The Valley and Butte fires, about 100 miles (160 kilometers) from San Francisco, will cost “in the tens of millions, if not in the hundreds of millions,” Brad Alexander, spokesman for the state’s Office of Emergency Services, told AFP.
He said the exact economic cost “will take a long time to assess” and will include clearing debris, rebuilding homes and other structures, and reimbursing lost wages for residents displaced by the flames.
The two fires have started to come under control in recent days, allowing damage assessment to begin and evacuation orders to be eased.
The fires have killed at least six residents so far and Alexander said that tally could rise as damage assessment continues.
In total, 2,600 structures have been destroyed by the two blazes so far, including the 1,500 homes, according to the National Interagency Fire Center (NIFC), which said six large fires remain in California and the state is their “top priority.”

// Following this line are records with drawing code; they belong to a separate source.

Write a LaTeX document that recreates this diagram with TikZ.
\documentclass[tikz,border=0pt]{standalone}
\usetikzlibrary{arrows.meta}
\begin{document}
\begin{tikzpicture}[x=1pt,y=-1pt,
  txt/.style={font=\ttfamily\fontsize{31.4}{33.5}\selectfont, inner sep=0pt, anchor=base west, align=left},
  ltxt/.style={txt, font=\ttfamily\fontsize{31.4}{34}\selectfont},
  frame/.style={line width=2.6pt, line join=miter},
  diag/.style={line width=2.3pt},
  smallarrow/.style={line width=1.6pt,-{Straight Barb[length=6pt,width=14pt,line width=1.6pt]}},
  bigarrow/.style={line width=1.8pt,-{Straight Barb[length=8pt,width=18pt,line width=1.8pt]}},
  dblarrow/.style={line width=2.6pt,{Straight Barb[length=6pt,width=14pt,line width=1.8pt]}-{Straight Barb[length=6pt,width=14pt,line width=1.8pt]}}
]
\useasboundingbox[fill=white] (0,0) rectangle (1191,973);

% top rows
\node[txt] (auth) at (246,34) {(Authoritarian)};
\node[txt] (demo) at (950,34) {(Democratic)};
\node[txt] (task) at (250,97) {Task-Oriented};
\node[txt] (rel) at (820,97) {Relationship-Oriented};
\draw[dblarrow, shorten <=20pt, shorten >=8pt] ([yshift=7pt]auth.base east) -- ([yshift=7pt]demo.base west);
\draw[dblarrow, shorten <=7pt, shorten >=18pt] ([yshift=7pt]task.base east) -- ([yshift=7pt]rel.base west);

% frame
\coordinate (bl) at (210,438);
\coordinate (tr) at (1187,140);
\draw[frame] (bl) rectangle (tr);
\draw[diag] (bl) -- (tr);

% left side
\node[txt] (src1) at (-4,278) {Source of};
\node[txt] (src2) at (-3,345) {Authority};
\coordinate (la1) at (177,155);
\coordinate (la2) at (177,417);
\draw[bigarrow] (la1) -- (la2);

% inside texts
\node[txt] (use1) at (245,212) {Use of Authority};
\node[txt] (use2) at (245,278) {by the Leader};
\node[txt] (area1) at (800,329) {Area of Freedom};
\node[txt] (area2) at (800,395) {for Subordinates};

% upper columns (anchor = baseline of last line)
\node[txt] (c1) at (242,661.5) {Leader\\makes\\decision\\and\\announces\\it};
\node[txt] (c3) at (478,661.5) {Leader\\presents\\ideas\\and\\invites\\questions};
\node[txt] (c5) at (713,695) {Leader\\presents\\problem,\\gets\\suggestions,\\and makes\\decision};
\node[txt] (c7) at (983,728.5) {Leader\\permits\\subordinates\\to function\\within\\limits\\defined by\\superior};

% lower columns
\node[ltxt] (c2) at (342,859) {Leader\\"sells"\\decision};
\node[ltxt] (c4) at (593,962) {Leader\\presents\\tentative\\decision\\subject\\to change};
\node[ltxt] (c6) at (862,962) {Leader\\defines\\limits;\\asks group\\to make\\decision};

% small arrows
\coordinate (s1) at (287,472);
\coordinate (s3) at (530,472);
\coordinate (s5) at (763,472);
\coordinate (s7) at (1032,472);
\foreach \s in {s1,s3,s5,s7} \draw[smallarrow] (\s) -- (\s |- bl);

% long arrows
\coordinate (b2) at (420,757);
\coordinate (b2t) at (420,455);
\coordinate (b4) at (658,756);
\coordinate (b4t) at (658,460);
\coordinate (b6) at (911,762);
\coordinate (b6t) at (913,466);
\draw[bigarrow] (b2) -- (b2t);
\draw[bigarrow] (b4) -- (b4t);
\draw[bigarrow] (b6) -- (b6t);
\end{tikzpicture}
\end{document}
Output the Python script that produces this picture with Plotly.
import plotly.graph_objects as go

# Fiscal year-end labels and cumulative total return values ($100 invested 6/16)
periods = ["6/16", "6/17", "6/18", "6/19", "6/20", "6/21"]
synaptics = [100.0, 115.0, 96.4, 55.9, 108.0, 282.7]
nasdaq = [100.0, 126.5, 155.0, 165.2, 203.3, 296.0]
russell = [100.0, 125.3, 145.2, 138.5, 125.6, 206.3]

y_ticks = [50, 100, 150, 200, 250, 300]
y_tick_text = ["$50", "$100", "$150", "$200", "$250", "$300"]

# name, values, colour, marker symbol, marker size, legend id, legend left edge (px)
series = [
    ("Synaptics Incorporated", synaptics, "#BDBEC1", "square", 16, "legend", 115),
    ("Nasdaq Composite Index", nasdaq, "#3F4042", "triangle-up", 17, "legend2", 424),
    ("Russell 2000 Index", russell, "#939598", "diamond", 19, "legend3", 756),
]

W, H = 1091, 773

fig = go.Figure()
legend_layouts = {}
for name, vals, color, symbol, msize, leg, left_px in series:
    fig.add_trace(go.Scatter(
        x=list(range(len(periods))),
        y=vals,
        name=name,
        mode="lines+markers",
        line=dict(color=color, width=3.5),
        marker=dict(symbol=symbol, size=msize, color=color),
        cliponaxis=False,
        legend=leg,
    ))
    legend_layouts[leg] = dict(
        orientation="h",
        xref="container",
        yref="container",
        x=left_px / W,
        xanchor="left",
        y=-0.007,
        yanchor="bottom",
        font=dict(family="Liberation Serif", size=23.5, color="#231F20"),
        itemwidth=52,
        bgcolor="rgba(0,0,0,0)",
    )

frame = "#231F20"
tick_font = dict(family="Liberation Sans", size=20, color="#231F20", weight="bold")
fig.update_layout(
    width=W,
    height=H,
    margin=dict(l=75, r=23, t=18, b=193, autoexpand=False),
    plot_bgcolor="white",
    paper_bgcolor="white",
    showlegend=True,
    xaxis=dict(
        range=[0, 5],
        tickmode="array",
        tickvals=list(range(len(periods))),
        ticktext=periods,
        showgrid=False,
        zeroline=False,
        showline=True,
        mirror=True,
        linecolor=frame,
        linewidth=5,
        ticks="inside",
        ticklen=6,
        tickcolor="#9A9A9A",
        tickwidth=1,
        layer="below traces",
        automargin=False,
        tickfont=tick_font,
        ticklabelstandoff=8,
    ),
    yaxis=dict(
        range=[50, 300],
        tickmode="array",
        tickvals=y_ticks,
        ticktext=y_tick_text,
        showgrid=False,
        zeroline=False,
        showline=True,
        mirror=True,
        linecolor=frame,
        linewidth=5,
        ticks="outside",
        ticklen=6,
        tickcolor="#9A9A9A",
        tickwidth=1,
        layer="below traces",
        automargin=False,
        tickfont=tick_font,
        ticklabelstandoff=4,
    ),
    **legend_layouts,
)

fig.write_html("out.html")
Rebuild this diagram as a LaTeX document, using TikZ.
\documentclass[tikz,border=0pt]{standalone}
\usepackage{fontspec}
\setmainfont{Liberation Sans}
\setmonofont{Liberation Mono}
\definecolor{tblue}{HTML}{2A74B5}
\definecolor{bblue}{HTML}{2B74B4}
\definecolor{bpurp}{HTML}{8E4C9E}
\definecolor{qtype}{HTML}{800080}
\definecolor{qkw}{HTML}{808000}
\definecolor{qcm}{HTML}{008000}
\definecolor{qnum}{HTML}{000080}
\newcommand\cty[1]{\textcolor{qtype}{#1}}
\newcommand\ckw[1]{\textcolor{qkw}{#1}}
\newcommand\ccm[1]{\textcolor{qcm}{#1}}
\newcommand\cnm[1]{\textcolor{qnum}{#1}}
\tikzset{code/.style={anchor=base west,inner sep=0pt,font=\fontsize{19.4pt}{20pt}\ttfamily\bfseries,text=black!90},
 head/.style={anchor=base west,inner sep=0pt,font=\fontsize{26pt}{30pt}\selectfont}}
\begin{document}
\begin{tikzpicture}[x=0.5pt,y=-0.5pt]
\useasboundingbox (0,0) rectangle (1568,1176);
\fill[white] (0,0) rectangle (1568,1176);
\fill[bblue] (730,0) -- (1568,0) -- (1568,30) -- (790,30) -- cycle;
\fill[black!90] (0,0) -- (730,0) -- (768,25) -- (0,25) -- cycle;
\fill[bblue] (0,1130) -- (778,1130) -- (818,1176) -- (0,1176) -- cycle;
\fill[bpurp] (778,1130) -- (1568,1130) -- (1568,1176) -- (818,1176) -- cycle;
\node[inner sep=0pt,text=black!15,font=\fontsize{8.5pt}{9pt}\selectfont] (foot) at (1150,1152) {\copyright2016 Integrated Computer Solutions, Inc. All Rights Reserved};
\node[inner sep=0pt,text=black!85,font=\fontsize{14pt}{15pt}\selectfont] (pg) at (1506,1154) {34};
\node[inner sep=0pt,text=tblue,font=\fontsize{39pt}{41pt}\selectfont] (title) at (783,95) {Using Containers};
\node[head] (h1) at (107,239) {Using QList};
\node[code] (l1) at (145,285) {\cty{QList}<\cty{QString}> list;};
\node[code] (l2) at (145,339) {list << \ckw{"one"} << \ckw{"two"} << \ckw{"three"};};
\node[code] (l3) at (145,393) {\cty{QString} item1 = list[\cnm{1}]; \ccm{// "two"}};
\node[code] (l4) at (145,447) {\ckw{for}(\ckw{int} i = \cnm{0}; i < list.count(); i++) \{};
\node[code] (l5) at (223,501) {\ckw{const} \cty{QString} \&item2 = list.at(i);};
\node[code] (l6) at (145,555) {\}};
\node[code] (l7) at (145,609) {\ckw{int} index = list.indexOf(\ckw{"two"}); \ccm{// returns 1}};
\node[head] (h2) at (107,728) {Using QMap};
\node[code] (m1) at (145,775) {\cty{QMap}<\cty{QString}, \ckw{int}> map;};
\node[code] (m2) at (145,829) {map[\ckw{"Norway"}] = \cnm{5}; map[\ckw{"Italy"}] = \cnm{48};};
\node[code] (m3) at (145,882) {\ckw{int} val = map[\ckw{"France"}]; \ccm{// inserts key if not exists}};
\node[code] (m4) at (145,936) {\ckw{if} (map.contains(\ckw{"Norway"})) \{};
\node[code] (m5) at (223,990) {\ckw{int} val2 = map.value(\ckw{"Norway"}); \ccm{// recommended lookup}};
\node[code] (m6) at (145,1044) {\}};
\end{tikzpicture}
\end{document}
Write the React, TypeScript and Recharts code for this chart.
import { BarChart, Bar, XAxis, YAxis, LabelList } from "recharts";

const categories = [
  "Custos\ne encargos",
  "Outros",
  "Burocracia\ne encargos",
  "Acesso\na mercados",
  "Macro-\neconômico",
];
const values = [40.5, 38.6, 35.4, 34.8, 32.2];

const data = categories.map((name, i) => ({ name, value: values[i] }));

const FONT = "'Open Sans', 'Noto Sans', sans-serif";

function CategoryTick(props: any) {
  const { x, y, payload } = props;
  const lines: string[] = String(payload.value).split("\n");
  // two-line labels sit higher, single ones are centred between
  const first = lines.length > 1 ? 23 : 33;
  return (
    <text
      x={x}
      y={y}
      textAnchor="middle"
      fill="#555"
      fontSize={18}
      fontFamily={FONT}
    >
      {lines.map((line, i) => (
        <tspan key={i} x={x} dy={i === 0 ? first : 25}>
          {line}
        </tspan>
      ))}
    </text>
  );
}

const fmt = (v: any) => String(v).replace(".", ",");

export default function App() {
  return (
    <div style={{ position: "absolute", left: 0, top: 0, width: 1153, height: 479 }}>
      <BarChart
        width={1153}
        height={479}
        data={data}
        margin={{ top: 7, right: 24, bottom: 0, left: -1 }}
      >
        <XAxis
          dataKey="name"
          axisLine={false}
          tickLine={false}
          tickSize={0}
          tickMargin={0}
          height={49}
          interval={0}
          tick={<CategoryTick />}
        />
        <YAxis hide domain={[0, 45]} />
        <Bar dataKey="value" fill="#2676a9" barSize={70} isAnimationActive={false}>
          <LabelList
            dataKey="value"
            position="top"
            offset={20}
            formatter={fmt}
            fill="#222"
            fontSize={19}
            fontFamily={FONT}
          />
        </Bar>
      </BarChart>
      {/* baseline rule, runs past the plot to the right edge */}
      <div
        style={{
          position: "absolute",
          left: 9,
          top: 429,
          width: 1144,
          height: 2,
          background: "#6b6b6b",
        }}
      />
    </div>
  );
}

On Sunday, California’s Department of Forestry and Fire Protection (CalFire) said the Valley and Butte fires had become, respectively, the sixth and seventh most destructive ever in the state.
Both are approximately 70 percent now contained.
But new fires continue to start in the drought-parched state. CalFire spokesman Daniel Berlant said that firefighters responded to 150 new wildfires just last week.
The largest current fire in the state, the Rough Fire, has alone burned 141,600 acres, though mainly in federally operated forests with little threat to homes or residents.